As we noted several months back, data scientists may know their way around algorithms, but not necessarily how to get them to run on the cluster. That's typically the role of data engineer, and according to conclusions reported by Andrew from DataStax, the term (and we presume, role) of data scientist might become subsumed by data engineers. We'd put a slightly different spin: data scientists won't become less relevant, but demand for data engineers will keep outstripping them. It presages the need to get both on the same page, along with business analysts and subject matter (domain) experts.
And so we'll continue to see more tools and frameworks for getting data scientists connected. Offerings like IBM Watson Data Platform, which provide integrated workspaces for each of the roles; Alpine Data Lab, which provides a collaboration environment for data scientists and business analysts; Dataiku, which offers an integrated analytics tool with connectors to data sources, visual data prep, and a choice of roughly 30 prepackaged ML algorithms; Domino Data Lab, which provides lifecycle management for ML projects; and Alteryx, which combines self-service analytics with a back end for developing ML programs. This is just the tip of the iceberg; in the new year, we'll see more offerings that get data scientists and data engineers connected.

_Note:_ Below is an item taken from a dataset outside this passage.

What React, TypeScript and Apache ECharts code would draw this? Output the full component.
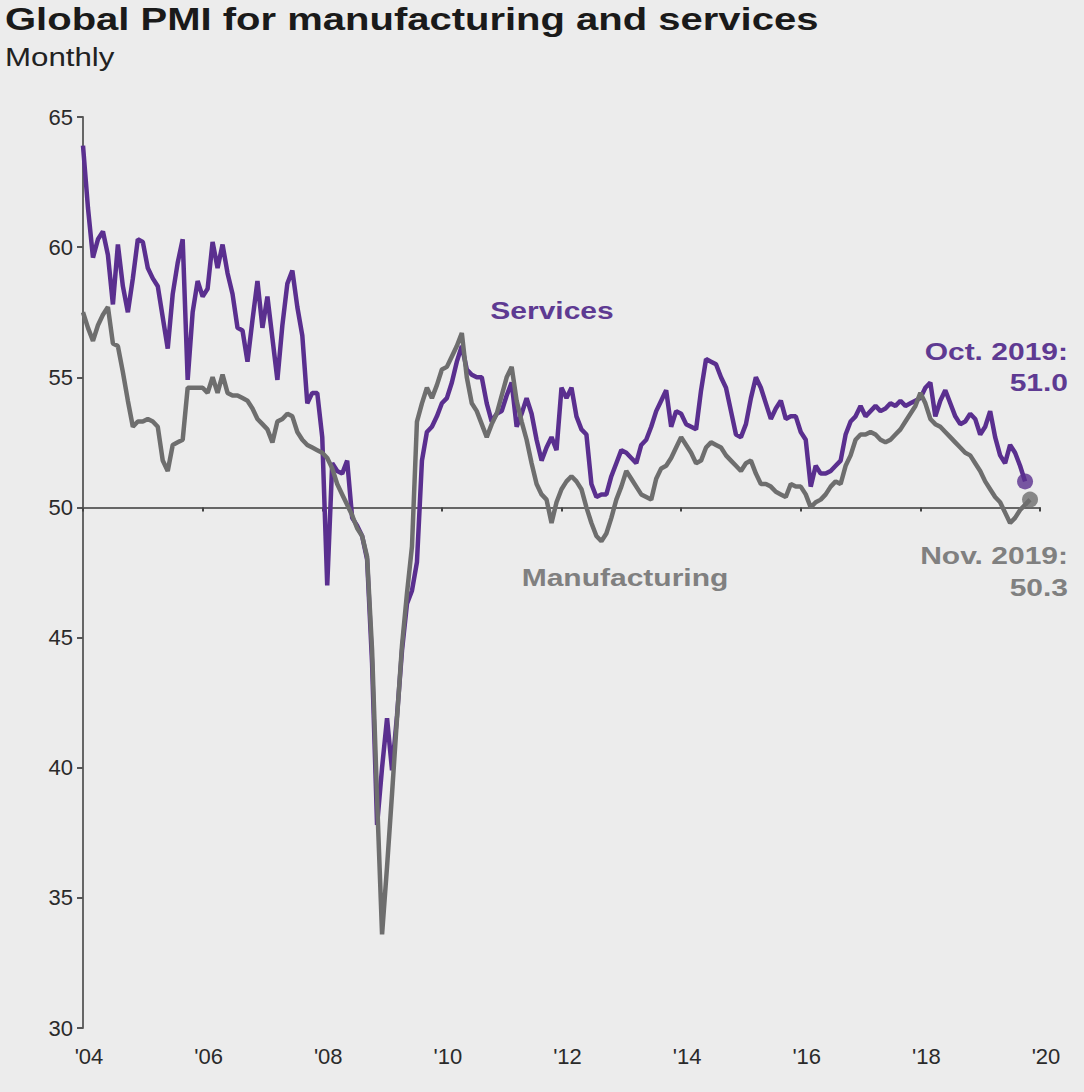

We believe that IoT is the use case that will push real time streaming onto the front burner. It's the result of a perfect storm: open source lowered barriers to entry for what had been largely expensive, proprietary technology; commodity hardware made processing of large torrents of streaming data affordable and feasible; and bandwidth and the equivalent of Moore's Law for sensors made smart devices more ubiquitous and increasingly connected.
But to avoid becoming a victim of its own success, IoT traffic must be managed. That explains, not only the vast growth of streaming analytics technologies like Spark Streaming, Storm, Flink, Apex, SQLstream, Kinesis, Heron and others, but also offerings that mediate data flows and queuing, such as Kafka, MapR Streams, Apache NiFi (productized by Hortonworks), Teradata Listener and others. It also raises the urgency of keeping chatty sensors from overwhelming the network.
And that explains why Amazon has extended outside its comfort zone with client-side software
appliance, Greengrass, that provides some Lambda processing on premises to reduce and cache some of that IoT chatter before it gets to the Amazon cloud. Look for more such offerings to come in 2017, as growing embrace of IoT raises awareness for heroic measures to keep bandwidth from getting overwhelmed.
And increasingly, Big Data, whether from IoT or more traditional sources, is going to live and be processed in the cloud. This year we expect about 35 - 40% of new Big Data workloads to be cloud-bound; we expect that the inflection point -- where the majority of new Big Data workloads are deployed in the cloud -- will happen by no later than 2019.
While in his post, George posited that there would be limits - he equates cloud vs. on premises as a rent vs. buy decision, we believe other factors will increasingly make cloud deployment of Big Data the norm, and on premises the exception. There are the usual suspects such as the urge to shift costs from capital to operating budgets; speed of deployment; and data gravity. And with higher performance compute engines like Spark, the penalty of cloud-based architectures (where storage is separated from compute) will grow more trivial.
But we believe a couple factors that are especially relevant to Big Data will push the issue over the top. First, there's the complexity of setting up Hadoop, a hurdle that impacts new adopters who lack the IT resources of the pioneers. But ultimately, the issue of security will be the clincher. As data lakes store more data -- and with it, the likelihood that those data sets will contain highly sensitive data -- the need to secure them grows more paramount compared to the early days when Hadoop only stored anonymized clickstream data. In an era of rapidly morphing exploits and hacks, who is better prepped to deal with attacks? Enterprise IT, or the cloud provider who makes infrastructure their core business?